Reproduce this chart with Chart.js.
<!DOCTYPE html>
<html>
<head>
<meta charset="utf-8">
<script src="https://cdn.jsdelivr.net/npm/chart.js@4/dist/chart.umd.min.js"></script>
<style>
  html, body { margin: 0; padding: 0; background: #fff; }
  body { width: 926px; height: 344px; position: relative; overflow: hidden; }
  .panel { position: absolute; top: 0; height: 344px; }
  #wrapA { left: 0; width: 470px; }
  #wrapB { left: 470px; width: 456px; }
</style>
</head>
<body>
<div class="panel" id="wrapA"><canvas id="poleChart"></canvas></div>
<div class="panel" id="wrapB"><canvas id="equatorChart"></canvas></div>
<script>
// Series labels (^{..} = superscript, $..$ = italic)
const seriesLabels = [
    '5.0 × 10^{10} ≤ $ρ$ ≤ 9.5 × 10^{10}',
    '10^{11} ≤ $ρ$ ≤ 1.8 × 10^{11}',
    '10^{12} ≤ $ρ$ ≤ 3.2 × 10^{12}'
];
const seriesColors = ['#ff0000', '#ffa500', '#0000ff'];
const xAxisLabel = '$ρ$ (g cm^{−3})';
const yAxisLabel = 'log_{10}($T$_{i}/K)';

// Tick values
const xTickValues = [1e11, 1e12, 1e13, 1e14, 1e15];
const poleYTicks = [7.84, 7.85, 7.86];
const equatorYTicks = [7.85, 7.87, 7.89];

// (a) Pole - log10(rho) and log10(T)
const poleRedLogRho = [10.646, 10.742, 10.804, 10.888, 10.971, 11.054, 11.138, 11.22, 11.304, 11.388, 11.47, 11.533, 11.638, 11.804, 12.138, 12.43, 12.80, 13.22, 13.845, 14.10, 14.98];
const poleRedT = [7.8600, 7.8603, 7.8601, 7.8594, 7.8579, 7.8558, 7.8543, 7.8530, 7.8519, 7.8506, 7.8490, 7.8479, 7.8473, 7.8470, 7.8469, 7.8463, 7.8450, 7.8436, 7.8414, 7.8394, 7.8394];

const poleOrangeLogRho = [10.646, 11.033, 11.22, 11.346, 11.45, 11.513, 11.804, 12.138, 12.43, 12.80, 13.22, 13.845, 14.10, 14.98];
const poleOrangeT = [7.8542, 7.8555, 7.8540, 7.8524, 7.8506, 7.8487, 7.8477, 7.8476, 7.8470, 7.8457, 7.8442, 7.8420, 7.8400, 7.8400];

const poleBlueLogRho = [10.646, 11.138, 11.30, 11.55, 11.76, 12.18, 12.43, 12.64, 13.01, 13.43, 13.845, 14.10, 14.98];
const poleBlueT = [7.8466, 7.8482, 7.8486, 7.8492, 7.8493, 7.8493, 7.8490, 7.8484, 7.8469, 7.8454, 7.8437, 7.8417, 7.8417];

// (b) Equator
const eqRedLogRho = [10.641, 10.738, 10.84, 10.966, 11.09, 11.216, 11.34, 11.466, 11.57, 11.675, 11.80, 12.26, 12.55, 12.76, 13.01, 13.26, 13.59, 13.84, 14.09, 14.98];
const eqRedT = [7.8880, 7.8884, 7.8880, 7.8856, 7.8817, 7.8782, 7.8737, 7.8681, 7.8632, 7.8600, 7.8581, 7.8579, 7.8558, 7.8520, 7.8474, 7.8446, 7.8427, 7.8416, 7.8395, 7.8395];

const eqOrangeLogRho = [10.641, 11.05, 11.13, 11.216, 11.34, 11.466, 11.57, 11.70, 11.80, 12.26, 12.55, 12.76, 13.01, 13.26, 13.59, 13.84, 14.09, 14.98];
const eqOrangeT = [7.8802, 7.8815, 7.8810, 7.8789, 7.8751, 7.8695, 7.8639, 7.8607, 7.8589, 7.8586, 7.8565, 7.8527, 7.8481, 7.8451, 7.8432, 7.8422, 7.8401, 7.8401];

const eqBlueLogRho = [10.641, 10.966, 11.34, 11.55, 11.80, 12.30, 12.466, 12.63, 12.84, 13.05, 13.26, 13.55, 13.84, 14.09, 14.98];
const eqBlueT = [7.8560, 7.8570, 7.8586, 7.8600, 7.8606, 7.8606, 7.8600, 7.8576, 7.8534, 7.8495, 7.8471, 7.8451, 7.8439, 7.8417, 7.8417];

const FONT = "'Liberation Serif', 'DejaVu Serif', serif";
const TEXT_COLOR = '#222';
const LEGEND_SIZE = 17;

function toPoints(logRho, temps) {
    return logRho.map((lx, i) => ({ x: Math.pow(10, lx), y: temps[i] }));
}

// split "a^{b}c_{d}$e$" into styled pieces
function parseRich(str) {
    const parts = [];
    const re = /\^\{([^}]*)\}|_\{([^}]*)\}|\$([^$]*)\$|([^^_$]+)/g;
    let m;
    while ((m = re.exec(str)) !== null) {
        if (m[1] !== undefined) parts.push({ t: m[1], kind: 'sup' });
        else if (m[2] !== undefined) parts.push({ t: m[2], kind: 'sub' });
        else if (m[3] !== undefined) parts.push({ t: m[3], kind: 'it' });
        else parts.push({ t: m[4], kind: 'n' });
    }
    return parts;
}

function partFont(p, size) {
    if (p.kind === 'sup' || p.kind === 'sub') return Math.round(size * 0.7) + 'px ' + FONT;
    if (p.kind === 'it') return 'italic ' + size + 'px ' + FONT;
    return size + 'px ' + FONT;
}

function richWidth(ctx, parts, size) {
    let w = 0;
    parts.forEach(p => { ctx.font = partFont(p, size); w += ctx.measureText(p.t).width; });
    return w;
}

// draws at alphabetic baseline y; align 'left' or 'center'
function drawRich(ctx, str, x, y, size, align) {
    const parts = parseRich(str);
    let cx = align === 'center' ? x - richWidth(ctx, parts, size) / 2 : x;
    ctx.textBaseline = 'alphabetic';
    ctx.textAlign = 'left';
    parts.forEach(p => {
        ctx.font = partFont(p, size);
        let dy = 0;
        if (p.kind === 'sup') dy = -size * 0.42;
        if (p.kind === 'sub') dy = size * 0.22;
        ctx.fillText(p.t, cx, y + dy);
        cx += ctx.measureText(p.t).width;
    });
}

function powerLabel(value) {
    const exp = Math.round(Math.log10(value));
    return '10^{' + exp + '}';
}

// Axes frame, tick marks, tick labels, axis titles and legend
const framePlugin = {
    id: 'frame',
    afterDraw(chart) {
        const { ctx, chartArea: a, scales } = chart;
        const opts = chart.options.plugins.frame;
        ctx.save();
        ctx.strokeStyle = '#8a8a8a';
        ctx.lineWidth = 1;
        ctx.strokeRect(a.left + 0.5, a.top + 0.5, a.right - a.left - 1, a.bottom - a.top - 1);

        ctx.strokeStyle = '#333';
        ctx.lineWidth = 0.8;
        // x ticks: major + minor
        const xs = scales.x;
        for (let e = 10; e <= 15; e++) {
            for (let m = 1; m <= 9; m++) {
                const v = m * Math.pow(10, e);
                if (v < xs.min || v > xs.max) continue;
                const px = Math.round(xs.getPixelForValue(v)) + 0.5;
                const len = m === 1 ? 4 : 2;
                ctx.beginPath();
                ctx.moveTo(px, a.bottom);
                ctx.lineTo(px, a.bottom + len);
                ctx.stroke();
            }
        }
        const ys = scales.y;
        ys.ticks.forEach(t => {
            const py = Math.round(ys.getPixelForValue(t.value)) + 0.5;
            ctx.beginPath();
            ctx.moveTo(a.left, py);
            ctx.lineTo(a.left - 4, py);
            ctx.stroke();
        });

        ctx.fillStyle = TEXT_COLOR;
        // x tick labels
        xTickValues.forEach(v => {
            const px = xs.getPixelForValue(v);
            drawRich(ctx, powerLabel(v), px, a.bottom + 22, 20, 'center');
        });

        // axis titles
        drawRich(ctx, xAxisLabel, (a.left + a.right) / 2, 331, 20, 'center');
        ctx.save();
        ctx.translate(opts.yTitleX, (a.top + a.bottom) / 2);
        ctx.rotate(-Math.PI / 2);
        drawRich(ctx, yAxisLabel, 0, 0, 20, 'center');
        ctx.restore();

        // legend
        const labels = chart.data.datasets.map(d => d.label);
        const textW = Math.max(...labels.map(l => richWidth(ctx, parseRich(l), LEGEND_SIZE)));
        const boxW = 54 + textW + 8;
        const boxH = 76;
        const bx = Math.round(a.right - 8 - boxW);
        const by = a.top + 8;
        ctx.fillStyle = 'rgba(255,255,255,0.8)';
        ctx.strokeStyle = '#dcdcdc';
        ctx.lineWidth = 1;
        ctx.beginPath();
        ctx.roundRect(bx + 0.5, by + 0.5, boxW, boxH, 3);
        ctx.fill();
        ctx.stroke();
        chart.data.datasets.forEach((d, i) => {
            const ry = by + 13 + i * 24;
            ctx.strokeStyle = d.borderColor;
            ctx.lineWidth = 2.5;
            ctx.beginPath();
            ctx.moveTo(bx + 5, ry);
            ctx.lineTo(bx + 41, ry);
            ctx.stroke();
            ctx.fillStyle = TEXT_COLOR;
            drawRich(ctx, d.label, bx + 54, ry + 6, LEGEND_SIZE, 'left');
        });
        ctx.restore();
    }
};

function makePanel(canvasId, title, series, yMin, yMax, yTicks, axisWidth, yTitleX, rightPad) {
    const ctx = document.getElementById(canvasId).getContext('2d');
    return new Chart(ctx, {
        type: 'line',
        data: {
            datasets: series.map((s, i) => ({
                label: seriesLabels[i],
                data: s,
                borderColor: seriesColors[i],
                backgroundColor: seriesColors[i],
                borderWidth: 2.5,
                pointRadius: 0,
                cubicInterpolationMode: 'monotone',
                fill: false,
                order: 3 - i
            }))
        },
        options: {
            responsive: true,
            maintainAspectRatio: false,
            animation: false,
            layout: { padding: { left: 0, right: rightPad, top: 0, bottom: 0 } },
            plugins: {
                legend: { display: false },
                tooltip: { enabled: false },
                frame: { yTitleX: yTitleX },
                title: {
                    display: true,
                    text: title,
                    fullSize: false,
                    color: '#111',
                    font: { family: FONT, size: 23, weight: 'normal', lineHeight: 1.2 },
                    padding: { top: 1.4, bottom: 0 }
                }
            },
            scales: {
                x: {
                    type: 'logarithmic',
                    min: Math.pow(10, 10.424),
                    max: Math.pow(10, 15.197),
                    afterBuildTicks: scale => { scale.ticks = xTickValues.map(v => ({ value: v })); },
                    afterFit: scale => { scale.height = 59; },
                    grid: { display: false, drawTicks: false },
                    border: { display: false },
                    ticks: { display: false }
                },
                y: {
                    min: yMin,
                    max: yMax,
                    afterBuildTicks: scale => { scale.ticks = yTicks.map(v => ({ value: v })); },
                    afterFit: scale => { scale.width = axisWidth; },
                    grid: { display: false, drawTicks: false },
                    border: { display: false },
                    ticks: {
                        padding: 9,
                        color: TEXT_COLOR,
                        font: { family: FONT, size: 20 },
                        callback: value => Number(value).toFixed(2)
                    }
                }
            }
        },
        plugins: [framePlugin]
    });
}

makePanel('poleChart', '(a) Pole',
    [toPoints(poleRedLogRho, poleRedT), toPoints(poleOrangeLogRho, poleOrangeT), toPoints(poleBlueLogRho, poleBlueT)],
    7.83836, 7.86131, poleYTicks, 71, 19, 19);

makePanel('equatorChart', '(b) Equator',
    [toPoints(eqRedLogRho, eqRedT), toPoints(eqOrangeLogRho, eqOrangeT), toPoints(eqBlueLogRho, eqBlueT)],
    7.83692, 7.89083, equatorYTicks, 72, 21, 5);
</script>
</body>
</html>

====

#### [REQUIREMENTS]
Please write out exactly the lines from the start of the data through the line that contains "const equatorYTicks = [7.85, 7.87, 7.89];", both ends included, and nothing else.

#### [EXPECTED OUTPUT]
Reproduce this chart with Chart.js.
<!DOCTYPE html>
<html>
<head>
<meta charset="utf-8">
<script src="https://cdn.jsdelivr.net/npm/chart.js@4/dist/chart.umd.min.js"></script>
<style>
  html, body { margin: 0; padding: 0; background: #fff; }
  body { width: 926px; height: 344px; position: relative; overflow: hidden; }
  .panel { position: absolute; top: 0; height: 344px; }
  #wrapA { left: 0; width: 470px; }
  #wrapB { left: 470px; width: 456px; }
</style>
</head>
<body>
<div class="panel" id="wrapA"><canvas id="poleChart"></canvas></div>
<div class="panel" id="wrapB"><canvas id="equatorChart"></canvas></div>
<script>
// Series labels (^{..} = superscript, $..$ = italic)
const seriesLabels = [
    '5.0 × 10^{10} ≤ $ρ$ ≤ 9.5 × 10^{10}',
    '10^{11} ≤ $ρ$ ≤ 1.8 × 10^{11}',
    '10^{12} ≤ $ρ$ ≤ 3.2 × 10^{12}'
];
const seriesColors = ['#ff0000', '#ffa500', '#0000ff'];
const xAxisLabel = '$ρ$ (g cm^{−3})';
const yAxisLabel = 'log_{10}($T$_{i}/K)';

// Tick values
const xTickValues = [1e11, 1e12, 1e13, 1e14, 1e15];
const poleYTicks = [7.84, 7.85, 7.86];
const equatorYTicks = [7.85, 7.87, 7.89];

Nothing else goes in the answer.